# Collected data:

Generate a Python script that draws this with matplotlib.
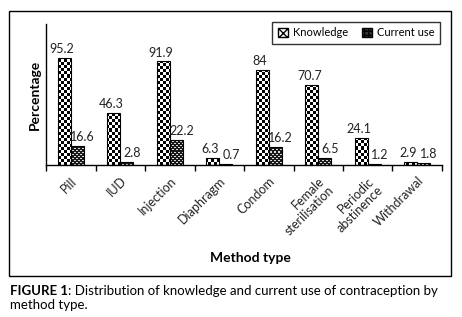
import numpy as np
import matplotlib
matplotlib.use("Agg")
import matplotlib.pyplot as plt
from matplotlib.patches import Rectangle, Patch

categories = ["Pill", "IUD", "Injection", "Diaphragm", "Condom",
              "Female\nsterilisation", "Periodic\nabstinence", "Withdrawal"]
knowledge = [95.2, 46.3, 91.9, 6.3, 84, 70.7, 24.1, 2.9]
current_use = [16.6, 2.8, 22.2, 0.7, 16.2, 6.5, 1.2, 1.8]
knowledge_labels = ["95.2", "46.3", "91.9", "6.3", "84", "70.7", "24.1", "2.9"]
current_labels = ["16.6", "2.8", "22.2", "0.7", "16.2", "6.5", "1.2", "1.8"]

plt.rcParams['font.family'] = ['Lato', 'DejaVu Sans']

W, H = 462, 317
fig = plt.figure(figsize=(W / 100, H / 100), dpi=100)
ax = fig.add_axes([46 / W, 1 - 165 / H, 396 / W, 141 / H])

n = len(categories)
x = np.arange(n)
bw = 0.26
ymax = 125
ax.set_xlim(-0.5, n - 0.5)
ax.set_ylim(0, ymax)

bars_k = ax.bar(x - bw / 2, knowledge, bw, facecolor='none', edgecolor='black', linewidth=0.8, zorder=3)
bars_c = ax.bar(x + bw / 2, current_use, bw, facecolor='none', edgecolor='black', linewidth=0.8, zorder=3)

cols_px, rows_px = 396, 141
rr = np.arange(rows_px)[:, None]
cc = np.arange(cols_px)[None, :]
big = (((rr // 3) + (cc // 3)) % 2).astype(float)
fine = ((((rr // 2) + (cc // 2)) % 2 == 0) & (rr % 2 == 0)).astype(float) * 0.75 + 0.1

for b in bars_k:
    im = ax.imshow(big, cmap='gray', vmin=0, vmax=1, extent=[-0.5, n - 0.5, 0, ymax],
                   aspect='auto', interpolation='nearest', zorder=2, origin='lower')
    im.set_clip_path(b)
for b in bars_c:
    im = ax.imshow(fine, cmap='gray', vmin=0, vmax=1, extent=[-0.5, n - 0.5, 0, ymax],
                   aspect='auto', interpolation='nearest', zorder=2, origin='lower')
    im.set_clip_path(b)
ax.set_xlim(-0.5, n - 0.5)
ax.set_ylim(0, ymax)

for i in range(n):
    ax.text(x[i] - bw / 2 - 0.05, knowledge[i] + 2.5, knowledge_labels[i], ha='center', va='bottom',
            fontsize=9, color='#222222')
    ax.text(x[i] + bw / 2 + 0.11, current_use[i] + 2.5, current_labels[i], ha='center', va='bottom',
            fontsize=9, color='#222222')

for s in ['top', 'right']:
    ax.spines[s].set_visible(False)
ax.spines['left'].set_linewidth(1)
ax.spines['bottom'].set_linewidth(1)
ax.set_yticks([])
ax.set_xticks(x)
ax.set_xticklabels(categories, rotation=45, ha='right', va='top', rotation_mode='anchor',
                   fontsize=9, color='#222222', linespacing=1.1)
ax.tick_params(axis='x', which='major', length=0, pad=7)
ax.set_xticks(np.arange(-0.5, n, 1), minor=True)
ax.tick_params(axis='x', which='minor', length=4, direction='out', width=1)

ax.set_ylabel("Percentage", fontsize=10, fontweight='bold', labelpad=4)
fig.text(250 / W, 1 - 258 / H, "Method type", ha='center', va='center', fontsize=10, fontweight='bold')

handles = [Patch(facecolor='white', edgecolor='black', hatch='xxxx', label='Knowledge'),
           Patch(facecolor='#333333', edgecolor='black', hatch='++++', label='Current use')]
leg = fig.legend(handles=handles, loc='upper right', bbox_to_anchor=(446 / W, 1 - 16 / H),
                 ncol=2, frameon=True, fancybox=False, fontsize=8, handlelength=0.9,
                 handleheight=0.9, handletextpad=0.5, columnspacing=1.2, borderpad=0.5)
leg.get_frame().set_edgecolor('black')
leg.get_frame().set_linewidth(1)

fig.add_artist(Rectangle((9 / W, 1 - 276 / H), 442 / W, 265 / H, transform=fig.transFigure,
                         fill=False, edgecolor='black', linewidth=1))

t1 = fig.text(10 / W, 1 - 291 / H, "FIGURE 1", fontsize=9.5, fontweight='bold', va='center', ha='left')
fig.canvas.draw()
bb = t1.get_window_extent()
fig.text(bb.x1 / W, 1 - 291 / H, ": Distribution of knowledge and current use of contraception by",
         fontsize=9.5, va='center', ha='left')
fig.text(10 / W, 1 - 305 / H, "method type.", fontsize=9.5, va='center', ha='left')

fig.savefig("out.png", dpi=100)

# Given exercise:
Leave out the pictures and print every line of the data exactly.

# Response to this task:
Generate a Python script that draws this with matplotlib.
import numpy as np
import matplotlib
matplotlib.use("Agg")
import matplotlib.pyplot as plt
from matplotlib.patches import Rectangle, Patch

categories = ["Pill", "IUD", "Injection", "Diaphragm", "Condom",
              "Female\nsterilisation", "Periodic\nabstinence", "Withdrawal"]
knowledge = [95.2, 46.3, 91.9, 6.3, 84, 70.7, 24.1, 2.9]
current_use = [16.6, 2.8, 22.2, 0.7, 16.2, 6.5, 1.2, 1.8]
knowledge_labels = ["95.2", "46.3", "91.9", "6.3", "84", "70.7", "24.1", "2.9"]
current_labels = ["16.6", "2.8", "22.2", "0.7", "16.2", "6.5", "1.2", "1.8"]

plt.rcParams['font.family'] = ['Lato', 'DejaVu Sans']

W, H = 462, 317
fig = plt.figure(figsize=(W / 100, H / 100), dpi=100)
ax = fig.add_axes([46 / W, 1 - 165 / H, 396 / W, 141 / H])

n = len(categories)
x = np.arange(n)
bw = 0.26
ymax = 125
ax.set_xlim(-0.5, n - 0.5)
ax.set_ylim(0, ymax)

bars_k = ax.bar(x - bw / 2, knowledge, bw, facecolor='none', edgecolor='black', linewidth=0.8, zorder=3)
bars_c = ax.bar(x + bw / 2, current_use, bw, facecolor='none', edgecolor='black', linewidth=0.8, zorder=3)

cols_px, rows_px = 396, 141
rr = np.arange(rows_px)[:, None]
cc = np.arange(cols_px)[None, :]
big = (((rr // 3) + (cc // 3)) % 2).astype(float)
fine = ((((rr // 2) + (cc // 2)) % 2 == 0) & (rr % 2 == 0)).astype(float) * 0.75 + 0.1

for b in bars_k:
    im = ax.imshow(big, cmap='gray', vmin=0, vmax=1, extent=[-0.5, n - 0.5, 0, ymax],
                   aspect='auto', interpolation='nearest', zorder=2, origin='lower')
    im.set_clip_path(b)
for b in bars_c:
    im = ax.imshow(fine, cmap='gray', vmin=0, vmax=1, extent=[-0.5, n - 0.5, 0, ymax],
                   aspect='auto', interpolation='nearest', zorder=2, origin='lower')
    im.set_clip_path(b)
ax.set_xlim(-0.5, n - 0.5)
ax.set_ylim(0, ymax)

for i in range(n):
    ax.text(x[i] - bw / 2 - 0.05, knowledge[i] + 2.5, knowledge_labels[i], ha='center', va='bottom',
            fontsize=9, color='#222222')
    ax.text(x[i] + bw / 2 + 0.11, current_use[i] + 2.5, current_labels[i], ha='center', va='bottom',
            fontsize=9, color='#222222')

for s in ['top', 'right']:
    ax.spines[s].set_visible(False)
ax.spines['left'].set_linewidth(1)
ax.spines['bottom'].set_linewidth(1)
ax.set_yticks([])
ax.set_xticks(x)
ax.set_xticklabels(categories, rotation=45, ha='right', va='top', rotation_mode='anchor',
                   fontsize=9, color='#222222', linespacing=1.1)
ax.tick_params(axis='x', which='major', length=0, pad=7)
ax.set_xticks(np.arange(-0.5, n, 1), minor=True)
ax.tick_params(axis='x', which='minor', length=4, direction='out', width=1)

ax.set_ylabel("Percentage", fontsize=10, fontweight='bold', labelpad=4)
fig.text(250 / W, 1 - 258 / H, "Method type", ha='center', va='center', fontsize=10, fontweight='bold')

handles = [Patch(facecolor='white', edgecolor='black', hatch='xxxx', label='Knowledge'),
           Patch(facecolor='#333333', edgecolor='black', hatch='++++', label='Current use')]
leg = fig.legend(handles=handles, loc='upper right', bbox_to_anchor=(446 / W, 1 - 16 / H),
                 ncol=2, frameon=True, fancybox=False, fontsize=8, handlelength=0.9,
                 handleheight=0.9, handletextpad=0.5, columnspacing=1.2, borderpad=0.5)
leg.get_frame().set_edgecolor('black')
leg.get_frame().set_linewidth(1)

fig.add_artist(Rectangle((9 / W, 1 - 276 / H), 442 / W, 265 / H, transform=fig.transFigure,
                         fill=False, edgecolor='black', linewidth=1))

t1 = fig.text(10 / W, 1 - 291 / H, "FIGURE 1", fontsize=9.5, fontweight='bold', va='center', ha='left')
fig.canvas.draw()
bb = t1.get_window_extent()
fig.text(bb.x1 / W, 1 - 291 / H, ": Distribution of knowledge and current use of contraception by",
         fontsize=9.5, va='center', ha='left')
fig.text(10 / W, 1 - 305 / H, "method type.", fontsize=9.5, va='center', ha='left')

fig.savefig("out.png", dpi=100)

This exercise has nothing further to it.